Pero Margarita rechazó al Rey. Por segunda vez, el todopoderoso rey de las Españas se veía rechazado en sus afanes matrimoniales.
Y ya no lo intentaría más.
Del resto del entorno femenino, habría que citar a las hermanas y, sobre todo, a las hijas. En cuanto a las hermanas, está claro que Felipe II sentía predilección por la mayor, María, que había sido su compañera de juegos infantiles. Desde 1548, habían dejado de verse, salvo la fugaz entrevista de Zaragoza de 1551; pero ya hemos dicho que María sentía la añoranza de España y que, una vez viuda, acabará por volver a la corte de Madrid.

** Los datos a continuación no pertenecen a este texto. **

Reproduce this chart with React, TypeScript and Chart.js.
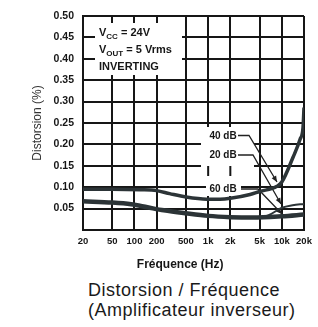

La entrevista de los dos hermanos en Lisboa, donde María fue a encontrarse con Felipe II, fue muy tierna; después, al hacer una vida prácticamente conventual, el trato de los dos hermanos fue muy escaso.
Más relación tuvo con la hermana pequeña, Juana, la que le sustituyó en el gobierno en 1554; pues es a su lado, en Aranda primero y en Toro después, donde se cría don Carlos y donde está aquella Isabel de Osorio que tanto había enamorado a Felipe II. Y al regreso del Rey a España, en 1559, volveremos a ver a doña Juana cerca del Rey, como primera dama de Isabel de Valois, junto con la duquesa de Alba y con la princesa de Éboli.
Y también lo fue de la cuarta esposa, Ana de Austria. Pero su verdadero centro, su refugio, estaba en su fundación, el convento de las Descalzas Reales de Madrid, donde sería enterrada en 1573.
Quedan las hijas bienamadas, las que le había dado Isabel de Valois: Isabel Clara Eugenia y Catalina Micaela. Eran la gran pasión del Rey, de las que Felipe II diría en 1569, cuando no hacía el año de la muerte de Isabel de Valois, a la abuela materna, Catalina de Médicis:
Son todo el consuelo que me ha quedado de haberme privado Nuestro Señor de la compañía de su madre[1276].
Y ellas, Isabel Clara Eugenia y Catalina Micaela, serán las principales protagonistas del siguiente capítulo que dedicaremos a las cartas familiares de Felipe II.
De todas formas, ahí también tendremos ocasión de encontrarnos con una de las pocas mujeres que se atrevían a contarle las verdades al Rey: la bufona Magdalena Ruiz.
Habiendo pasado revista a ese entorno femenino es cuando podemos valorar lo que supone la mujer en la vida de Felipe II. Juegan un papel bien destacado en su intensa vida amorosa, tanto dentro como fuera de la familia; tanto en el plano erótico (Isabel de Osorio, Eufrasia de Guzmán y, seguramente, la misma princesa de Éboli) como en el tiernamente afectivo: con el esposo (Isabel de Valois), con el padre (Isabel Clara Eugenia y Catalina Micaela) y con el hermano (la emperatriz María, especialmente). Eso sin olvidar, claro, la imagen siempre presente de la madre, la emperatriz Isabel, de la que guardaba aquel tríptico con las imágenes de la Virgen y el Niño Jesús, que luego dejaría en su Codicilo, ¿a quién si no?: a su hija Isabel Clara Eugenia; un tríptico que la Emperatriz le había regalado en 1535 y que desde entonces le acompañaba:
A la infanta doña Isabel, mi hija mayor, a quien tan tiernamente quiero por lo mucho que merece y la gran compañía que me ha hecho dexo una imagen de Nuestro Señora y su Hijo bendito…, la qual por habérmela dado la Emperatriz, mi señora, y haber oído dezir que primero fue de la reina cathólica doña Isabel, mi bisagüela, la he traído siempre conmigo desde el año 35[1277]…
Ahora bien, en contraste con lo que ocurre durante el reinado de su padre, el Emperador, la mujer tiene muy escaso protagonismo político bajo Felipe II. Ninguna tendrá el papel de alter ego, tal como lo había representado la emperatriz Isabel con Carlos V. Ni tampoco habría otra que jugara un papel tan destacado a nivel europeo, como Margarita de Saboya o como María de Hungría lo llevaron a cabo desde los Países Bajos y desbordando las fronteras de aquellos Estados. El mismo papel político jugado por su hermana, la emperatriz María, lo fue bajo la inspiración y según los cauces marcados en su día por Carlos V.
Algo, sin duda, a tener en cuenta cuando se piensa en el entorno femenino que rodeó a Felipe II y en lo que ello supone para entender mejor la personalidad del Rey.